With an emphasis on enhanced tank car construction and braking standards, U.S. and Canadian transportation officials have released a new rule to boost the safety of crude by rail in North America.
“Our close collaboration with Canada on new tank car standards is recognition that the trains moving unprecedented amounts of crude by rail are not U.S. or Canadian tank cars – they are part of a North American fleet and a shared safety challenge,” said U.S. Transportation Secretary Anthony Foxx in a statement.
The rule is a protracted reaction to an increase in crude oil incidents. Two years ago, an oil train explosion in Quebec killed 47 people and significantly increased the issue’s profile. In 2014, federal U.S. data showed the highest number of crude by rail incidents at 141 unintentional releases, the highest since the agency began gathering data 40 years ago.

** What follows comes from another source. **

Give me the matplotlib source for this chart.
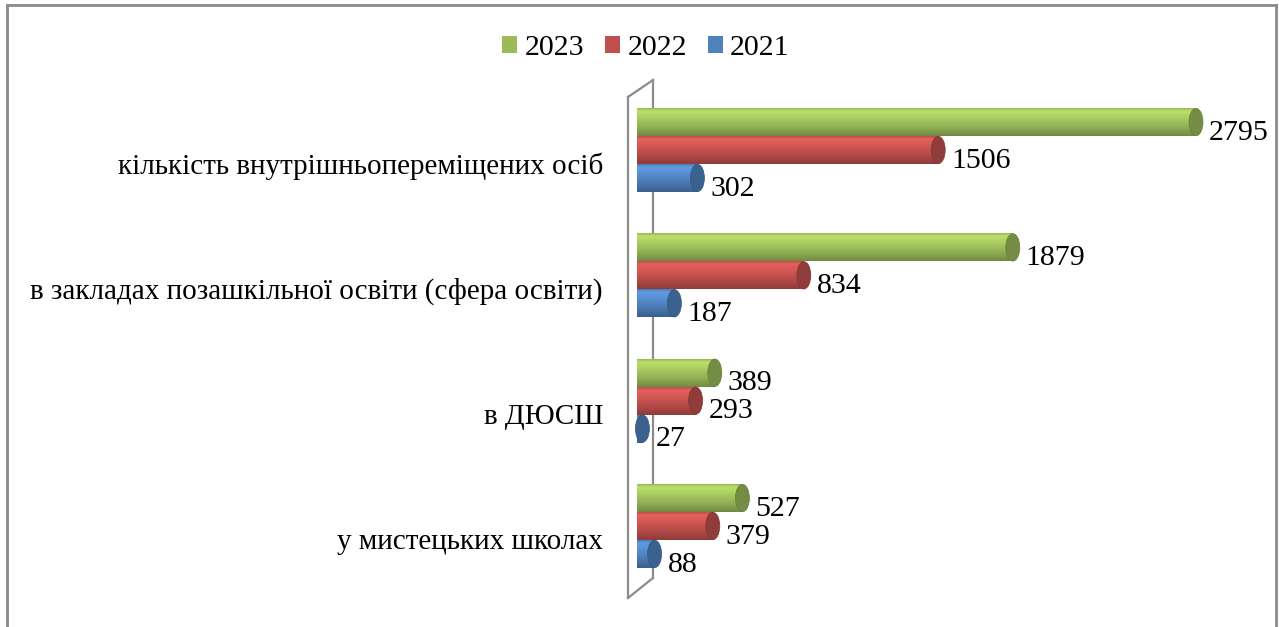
import numpy as np
import matplotlib
matplotlib.use("Agg")
import matplotlib.pyplot as plt
from matplotlib.patches import Ellipse, Patch
from matplotlib.lines import Line2D
from matplotlib import transforms

plt.rcParams['font.family'] = ['Liberation Serif', 'DejaVu Serif']

# data (top category first)
categories = [
    "кількість внутрішньопереміщених осіб",
    "в закладах позашкільної освіти (сфера освіти)",
    "в ДЮСШ",
    "у мистецьких школах",
]
years = ["2023", "2022", "2021"]
v2023 = [2795, 1879, 389, 527]
v2022 = [1506, 834, 293, 379]
v2021 = [302, 187, 27, 88]

colors = {"2023": "#9BBB59", "2022": "#C0504D", "2021": "#4F81BD"}
series = {"2023": v2023, "2022": v2022, "2021": v2021}

W, H = 1279, 627
fig = plt.figure(figsize=(W / 100, H / 100), dpi=100)

# axes placed in pixel terms
ax_l, ax_r, ax_t, ax_b = 628, 1276, 80, 598
ax = fig.add_axes([ax_l / W, 1 - ax_b / H, (ax_r - ax_l) / W, (ax_b - ax_t) / H])
ax.set_axis_off()

px_x = 0.2          # pixels per data unit
x0_px = 637
xlim = ((ax_l - x0_px) / px_x, (ax_r - x0_px) / px_x)
px_y = 125.33
ylim = (-(ax_b - 526) / px_y, 3 + (150 - ax_t) / px_y)

bar_h = 0.223
offsets = {"2023": bar_h, "2022": 0.0, "2021": -bar_h}
cap_w = 14 / px_x


def shade(hexcol, n=80):
    base = np.array(matplotlib.colors.to_rgb(hexcol))
    t = np.linspace(0, 1, n)
    f = np.interp(t, [0, 0.1, 0.3, 0.65, 1.0], [0.97, 1.2, 1.12, 0.95, 0.74])
    col = np.clip(base[None, :] * f[:, None], 0, 1)
    return col[:, None, :]


ypos = np.arange(len(categories))[::-1]
for yr in years:
    grad = shade(colors[yr])
    cap = np.clip(np.array(matplotlib.colors.to_rgb(colors[yr])) * 0.75, 0, 1)
    for yc, val in zip(ypos, series[yr]):
        y = yc + offsets[yr]
        ax.imshow(grad, extent=[0, val, y - bar_h / 2, y + bar_h / 2],
                  aspect='auto', origin='upper', zorder=2, interpolation='bilinear')
        ax.add_patch(Ellipse((val, y), cap_w, bar_h * 0.98, facecolor=cap,
                             edgecolor=cap * 0.9, lw=0.5, zorder=2.1))
        ax.text(val + 65, y - 0.085, str(val), fontsize=21.5, va='center',
                ha='left', zorder=3)

ax.set_xlim(*xlim)
ax.set_ylim(*ylim)

# category labels
trans = transforms.blended_transform_factory(fig.transFigure, ax.transData)
for yc, name in zip(ypos, categories):
    ax.text(603 / W, yc - 0.13, name, fontsize=21, ha='right', va='center',
            transform=trans)


def fpt(x, y):
    return x / W, 1 - y / H


# wall outline
wall_col = "#8c8c8c"
segs = [((628, 97), (628, 598)), ((653, 80), (653, 578)),
        ((628, 97), (653, 80)), ((628, 598), (653, 578))]
for a, b in segs:
    (x1, y1), (x2, y2) = fpt(*a), fpt(*b)
    ax.add_line(Line2D([x1, x2], [y1, y2], transform=fig.transFigure, color=wall_col,
                       lw=1.6, zorder=0.5, clip_on=False))

# outer border
for a, b in [((7, 5), (7, 627)), ((7, 5), (1276, 5)), ((1276, 5), (1276, 627))]:
    (x1, y1), (x2, y2) = fpt(*a), fpt(*b)
    fig.add_artist(Line2D([x1, x2], [y1, y2], transform=fig.transFigure,
                          color="#8a8a8a", lw=2))

handles = [Patch(facecolor=colors[yr], edgecolor='none') for yr in years]
fig.legend(handles, years, loc='center', bbox_to_anchor=(0.505, 1 - 48 / H), ncol=3,
           frameon=False, fontsize=21.5, handlelength=0.5, handleheight=0.5,
           handletextpad=0.25, columnspacing=0.7)

fig.savefig("out.png", dpi=100)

The rule applies specifically to “high hazard flammable trains,” or HHFTs, which includes a “continuous block of 20 or more tank cars loaded with a flammable liquid or 35 or more tank cars loaded with a flammable liquid dispersed through a train.”
Among the new guidelines:
- The speed for all HHFTs is reduced to 50 miles per hour, and those tank cars that don’t meet the enhanced standards are restricted to 40 mph in urban areas
- New cars stipulate a 9/16-inch shell and top-fitting protection, and a 7/16-inch shell without top-fittings for those currently in circulation
- Implementation of electronically controlled pneumatic (ECP) brakes
“This stronger, safer, more robust tank car will protect communities on both sides of our shared border,” said Canada’s Minister of Transport Lisa Raitt.
American Petroleum Institute President Jack Gerard was unconvinced all the changes were necessary. Educating first responders is another important element of the bigger picture, he said.
“The safety impact of ECP brakes is marginal at best. It is concerning that regulators did not select one of several alternative braking technologies that have much clearer benefits for safety,” Gerard said.
While API supports upgrades to the tank car fleet as soon as possible, he added that economic concerns still exist.
“The railcar manufacturing industry’s own calculations show it does not have the shop capacity to meet the retrofit timeline announced today, which will lead to shortages that impact consumers and the broader economy,” he said.
Ben Salisbury, senior policy analyst for energy and natural resources at FBR Capital Markets & Co. in Virginia, said in a note to investors that the regulations seem likely to draw-out the phase-in period, which will harmonize U.S. and Canadian standards. That’s likely to bring down the cost per barrel increase expected for shipping crude and reduce supply chain capacity disruptions.
Salisbury said U.S. producers — especially those in the rail-intensive Bakken, such as Whiting Petroleum Corp., Continental Resources Inc., EOG Resources and Oasis Petroleum — will view the approach as a positive. Manufacturers and those who lease rail cars, such as Greenbriar Cos., Trinity Industries, GATX and American Railcar Industries, are likely to be less enthused, he said.
Total retrofit costs for existing crude tank cars would be $2.2 billion; and new generation cars would cost between $130,000 and $150,000. Based on a 10-year period, Salisbury estimated the cost would be between 30-cents and 60-cents per barrel.